■ Task directions ■
Emit the exact text of every line from the line with "Recreate this image" to the line with "p.grid.visible = False", both ends included. No other output is expected.

Entries with chart source code

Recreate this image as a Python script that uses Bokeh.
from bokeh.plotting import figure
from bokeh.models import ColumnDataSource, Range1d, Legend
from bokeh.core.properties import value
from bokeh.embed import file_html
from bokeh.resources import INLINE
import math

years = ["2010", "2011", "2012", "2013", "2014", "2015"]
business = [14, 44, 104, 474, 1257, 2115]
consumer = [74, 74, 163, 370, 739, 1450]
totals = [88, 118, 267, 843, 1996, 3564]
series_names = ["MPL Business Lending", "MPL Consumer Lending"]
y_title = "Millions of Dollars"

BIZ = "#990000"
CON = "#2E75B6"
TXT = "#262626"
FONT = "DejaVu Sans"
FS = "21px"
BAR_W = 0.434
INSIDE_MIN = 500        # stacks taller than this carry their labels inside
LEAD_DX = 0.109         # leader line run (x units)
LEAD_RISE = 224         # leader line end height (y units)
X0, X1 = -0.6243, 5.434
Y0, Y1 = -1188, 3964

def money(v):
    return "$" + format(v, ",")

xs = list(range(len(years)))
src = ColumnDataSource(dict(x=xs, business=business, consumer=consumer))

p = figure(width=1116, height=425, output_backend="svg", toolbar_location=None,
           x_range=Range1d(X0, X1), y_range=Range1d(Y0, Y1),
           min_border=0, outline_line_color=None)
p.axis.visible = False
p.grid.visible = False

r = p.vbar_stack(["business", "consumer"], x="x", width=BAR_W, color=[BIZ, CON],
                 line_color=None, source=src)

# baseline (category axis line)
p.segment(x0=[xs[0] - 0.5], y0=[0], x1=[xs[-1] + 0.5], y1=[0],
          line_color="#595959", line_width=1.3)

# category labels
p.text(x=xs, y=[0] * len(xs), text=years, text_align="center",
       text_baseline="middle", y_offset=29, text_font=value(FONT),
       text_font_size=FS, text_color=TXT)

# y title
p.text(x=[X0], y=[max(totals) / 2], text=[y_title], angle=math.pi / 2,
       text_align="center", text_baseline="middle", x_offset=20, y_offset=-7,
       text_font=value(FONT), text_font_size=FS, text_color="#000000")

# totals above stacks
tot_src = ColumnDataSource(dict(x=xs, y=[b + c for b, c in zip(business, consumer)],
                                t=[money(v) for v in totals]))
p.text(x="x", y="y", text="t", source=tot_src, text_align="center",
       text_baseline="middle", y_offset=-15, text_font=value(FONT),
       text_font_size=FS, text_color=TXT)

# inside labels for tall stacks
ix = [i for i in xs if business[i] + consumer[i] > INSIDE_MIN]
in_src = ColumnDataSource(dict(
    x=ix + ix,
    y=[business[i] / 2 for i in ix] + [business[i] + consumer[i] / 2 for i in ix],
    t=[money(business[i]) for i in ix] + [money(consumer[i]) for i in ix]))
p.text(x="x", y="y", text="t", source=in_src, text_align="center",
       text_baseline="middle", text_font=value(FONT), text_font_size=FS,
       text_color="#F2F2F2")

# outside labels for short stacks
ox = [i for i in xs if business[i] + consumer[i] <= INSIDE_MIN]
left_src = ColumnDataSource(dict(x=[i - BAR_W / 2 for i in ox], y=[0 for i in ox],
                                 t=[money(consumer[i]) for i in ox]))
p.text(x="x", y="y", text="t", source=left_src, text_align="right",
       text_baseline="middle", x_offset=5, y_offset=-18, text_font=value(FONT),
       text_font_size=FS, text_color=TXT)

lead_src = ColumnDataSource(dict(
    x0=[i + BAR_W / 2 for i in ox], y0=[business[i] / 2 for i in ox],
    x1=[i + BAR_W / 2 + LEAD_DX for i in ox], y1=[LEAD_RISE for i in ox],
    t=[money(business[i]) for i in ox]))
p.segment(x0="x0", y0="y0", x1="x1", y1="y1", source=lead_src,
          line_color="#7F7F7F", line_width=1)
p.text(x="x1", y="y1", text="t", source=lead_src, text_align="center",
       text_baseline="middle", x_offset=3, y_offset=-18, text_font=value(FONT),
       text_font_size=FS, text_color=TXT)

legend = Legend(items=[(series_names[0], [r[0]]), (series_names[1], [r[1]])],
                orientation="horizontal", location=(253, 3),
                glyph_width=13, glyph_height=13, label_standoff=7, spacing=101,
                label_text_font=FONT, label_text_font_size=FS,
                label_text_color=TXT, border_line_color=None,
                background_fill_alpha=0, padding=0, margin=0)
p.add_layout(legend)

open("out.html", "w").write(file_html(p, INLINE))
* * *
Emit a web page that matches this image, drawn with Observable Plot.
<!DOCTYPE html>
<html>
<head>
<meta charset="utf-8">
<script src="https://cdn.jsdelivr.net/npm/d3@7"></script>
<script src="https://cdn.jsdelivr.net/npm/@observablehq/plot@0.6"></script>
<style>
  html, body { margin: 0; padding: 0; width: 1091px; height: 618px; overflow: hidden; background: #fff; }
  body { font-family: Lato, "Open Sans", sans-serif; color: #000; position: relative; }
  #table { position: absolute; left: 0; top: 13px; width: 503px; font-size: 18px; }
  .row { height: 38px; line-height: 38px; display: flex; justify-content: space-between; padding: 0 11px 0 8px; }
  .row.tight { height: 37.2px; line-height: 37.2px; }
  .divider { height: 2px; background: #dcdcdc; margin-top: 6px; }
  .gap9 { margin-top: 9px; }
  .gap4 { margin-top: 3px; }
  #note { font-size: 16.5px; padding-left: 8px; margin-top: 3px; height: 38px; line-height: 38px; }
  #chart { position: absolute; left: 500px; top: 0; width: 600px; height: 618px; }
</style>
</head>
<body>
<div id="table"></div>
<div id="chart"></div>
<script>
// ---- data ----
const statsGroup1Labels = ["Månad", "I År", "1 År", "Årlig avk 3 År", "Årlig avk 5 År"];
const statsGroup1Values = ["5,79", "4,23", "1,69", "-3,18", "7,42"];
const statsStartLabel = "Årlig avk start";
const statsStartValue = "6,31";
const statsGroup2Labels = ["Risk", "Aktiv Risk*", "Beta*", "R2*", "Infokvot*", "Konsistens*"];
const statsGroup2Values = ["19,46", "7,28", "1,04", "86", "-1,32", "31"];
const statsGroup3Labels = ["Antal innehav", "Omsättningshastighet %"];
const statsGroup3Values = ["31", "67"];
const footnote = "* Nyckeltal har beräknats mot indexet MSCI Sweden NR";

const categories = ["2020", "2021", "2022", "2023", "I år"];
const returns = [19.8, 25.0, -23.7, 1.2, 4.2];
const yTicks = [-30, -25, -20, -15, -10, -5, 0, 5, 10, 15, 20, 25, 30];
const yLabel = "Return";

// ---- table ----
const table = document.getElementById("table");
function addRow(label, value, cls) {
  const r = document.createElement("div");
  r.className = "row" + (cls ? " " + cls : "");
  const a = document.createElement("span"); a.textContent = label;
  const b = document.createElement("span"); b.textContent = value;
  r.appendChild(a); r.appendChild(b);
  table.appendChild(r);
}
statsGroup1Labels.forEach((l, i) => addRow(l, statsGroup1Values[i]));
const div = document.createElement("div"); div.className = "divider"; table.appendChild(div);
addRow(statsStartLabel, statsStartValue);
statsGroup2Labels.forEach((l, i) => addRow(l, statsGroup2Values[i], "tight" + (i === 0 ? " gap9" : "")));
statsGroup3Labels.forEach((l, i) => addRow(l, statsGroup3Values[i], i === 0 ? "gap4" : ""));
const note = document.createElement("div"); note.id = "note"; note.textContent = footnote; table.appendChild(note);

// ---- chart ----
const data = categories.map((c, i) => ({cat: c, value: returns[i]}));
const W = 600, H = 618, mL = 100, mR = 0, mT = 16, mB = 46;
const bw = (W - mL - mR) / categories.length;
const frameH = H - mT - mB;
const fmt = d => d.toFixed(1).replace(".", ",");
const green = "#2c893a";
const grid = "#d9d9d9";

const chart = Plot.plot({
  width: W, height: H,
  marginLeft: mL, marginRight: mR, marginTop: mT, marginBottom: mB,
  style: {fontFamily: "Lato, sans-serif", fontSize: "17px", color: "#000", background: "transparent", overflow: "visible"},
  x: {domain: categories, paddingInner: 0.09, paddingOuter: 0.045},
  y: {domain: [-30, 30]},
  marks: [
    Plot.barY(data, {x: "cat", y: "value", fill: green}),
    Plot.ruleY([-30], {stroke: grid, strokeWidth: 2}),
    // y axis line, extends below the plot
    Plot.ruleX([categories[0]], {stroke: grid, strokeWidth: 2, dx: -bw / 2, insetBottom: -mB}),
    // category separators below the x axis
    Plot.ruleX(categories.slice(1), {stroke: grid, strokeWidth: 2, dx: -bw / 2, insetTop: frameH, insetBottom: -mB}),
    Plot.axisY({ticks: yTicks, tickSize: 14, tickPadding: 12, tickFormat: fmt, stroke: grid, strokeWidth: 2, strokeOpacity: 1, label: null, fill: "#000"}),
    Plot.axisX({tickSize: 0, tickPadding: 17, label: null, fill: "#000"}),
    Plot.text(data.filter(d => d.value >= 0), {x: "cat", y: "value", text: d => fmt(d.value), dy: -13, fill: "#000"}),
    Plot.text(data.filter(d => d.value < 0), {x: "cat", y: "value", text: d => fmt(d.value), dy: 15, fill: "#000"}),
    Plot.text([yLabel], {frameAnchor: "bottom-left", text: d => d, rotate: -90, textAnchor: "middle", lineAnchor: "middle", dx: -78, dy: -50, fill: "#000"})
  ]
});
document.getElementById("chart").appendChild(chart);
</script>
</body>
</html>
--
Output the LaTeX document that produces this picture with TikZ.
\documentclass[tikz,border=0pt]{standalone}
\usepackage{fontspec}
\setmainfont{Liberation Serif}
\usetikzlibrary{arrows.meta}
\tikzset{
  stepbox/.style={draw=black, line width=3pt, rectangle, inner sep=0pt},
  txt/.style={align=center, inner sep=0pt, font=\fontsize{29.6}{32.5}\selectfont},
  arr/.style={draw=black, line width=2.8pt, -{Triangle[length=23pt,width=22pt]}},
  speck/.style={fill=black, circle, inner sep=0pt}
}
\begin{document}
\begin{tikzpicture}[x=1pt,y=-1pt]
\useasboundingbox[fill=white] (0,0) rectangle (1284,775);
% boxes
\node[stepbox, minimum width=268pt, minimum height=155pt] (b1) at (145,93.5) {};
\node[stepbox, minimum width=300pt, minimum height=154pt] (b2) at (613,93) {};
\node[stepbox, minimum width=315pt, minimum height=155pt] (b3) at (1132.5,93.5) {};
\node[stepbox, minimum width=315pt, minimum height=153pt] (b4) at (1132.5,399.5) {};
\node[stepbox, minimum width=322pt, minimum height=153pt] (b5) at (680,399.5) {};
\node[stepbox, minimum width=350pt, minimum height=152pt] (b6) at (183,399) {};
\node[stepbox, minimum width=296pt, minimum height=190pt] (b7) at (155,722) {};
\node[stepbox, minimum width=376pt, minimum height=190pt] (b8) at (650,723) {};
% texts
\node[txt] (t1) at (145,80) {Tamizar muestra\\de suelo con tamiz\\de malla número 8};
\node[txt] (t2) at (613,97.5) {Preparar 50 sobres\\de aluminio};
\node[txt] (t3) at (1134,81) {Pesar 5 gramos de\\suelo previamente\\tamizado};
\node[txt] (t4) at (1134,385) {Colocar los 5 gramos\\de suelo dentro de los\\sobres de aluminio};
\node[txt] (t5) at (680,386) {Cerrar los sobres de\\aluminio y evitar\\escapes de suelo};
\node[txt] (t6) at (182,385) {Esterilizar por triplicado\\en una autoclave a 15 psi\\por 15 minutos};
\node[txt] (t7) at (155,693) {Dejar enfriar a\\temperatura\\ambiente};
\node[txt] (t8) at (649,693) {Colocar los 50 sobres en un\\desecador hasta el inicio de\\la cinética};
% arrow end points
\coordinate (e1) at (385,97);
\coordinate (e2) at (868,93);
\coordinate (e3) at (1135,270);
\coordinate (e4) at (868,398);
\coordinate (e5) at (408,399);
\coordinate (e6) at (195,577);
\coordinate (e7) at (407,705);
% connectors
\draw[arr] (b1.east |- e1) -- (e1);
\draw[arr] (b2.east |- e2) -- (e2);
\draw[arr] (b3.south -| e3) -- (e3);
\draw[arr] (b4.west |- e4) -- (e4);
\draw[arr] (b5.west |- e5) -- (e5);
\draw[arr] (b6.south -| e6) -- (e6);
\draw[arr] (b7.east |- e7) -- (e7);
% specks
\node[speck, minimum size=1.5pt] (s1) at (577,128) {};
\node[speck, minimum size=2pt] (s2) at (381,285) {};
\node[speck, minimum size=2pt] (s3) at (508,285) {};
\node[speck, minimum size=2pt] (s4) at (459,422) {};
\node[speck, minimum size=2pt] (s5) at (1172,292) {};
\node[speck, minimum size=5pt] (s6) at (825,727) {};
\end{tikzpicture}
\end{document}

■ Response to this task ■
Recreate this image as a Python script that uses Bokeh.
from bokeh.plotting import figure
from bokeh.models import ColumnDataSource, Range1d, Legend
from bokeh.core.properties import value
from bokeh.embed import file_html
from bokeh.resources import INLINE
import math

years = ["2010", "2011", "2012", "2013", "2014", "2015"]
business = [14, 44, 104, 474, 1257, 2115]
consumer = [74, 74, 163, 370, 739, 1450]
totals = [88, 118, 267, 843, 1996, 3564]
series_names = ["MPL Business Lending", "MPL Consumer Lending"]
y_title = "Millions of Dollars"

BIZ = "#990000"
CON = "#2E75B6"
TXT = "#262626"
FONT = "DejaVu Sans"
FS = "21px"
BAR_W = 0.434
INSIDE_MIN = 500        # stacks taller than this carry their labels inside
LEAD_DX = 0.109         # leader line run (x units)
LEAD_RISE = 224         # leader line end height (y units)
X0, X1 = -0.6243, 5.434
Y0, Y1 = -1188, 3964

def money(v):
    return "$" + format(v, ",")

xs = list(range(len(years)))
src = ColumnDataSource(dict(x=xs, business=business, consumer=consumer))

p = figure(width=1116, height=425, output_backend="svg", toolbar_location=None,
           x_range=Range1d(X0, X1), y_range=Range1d(Y0, Y1),
           min_border=0, outline_line_color=None)
p.axis.visible = False
p.grid.visible = False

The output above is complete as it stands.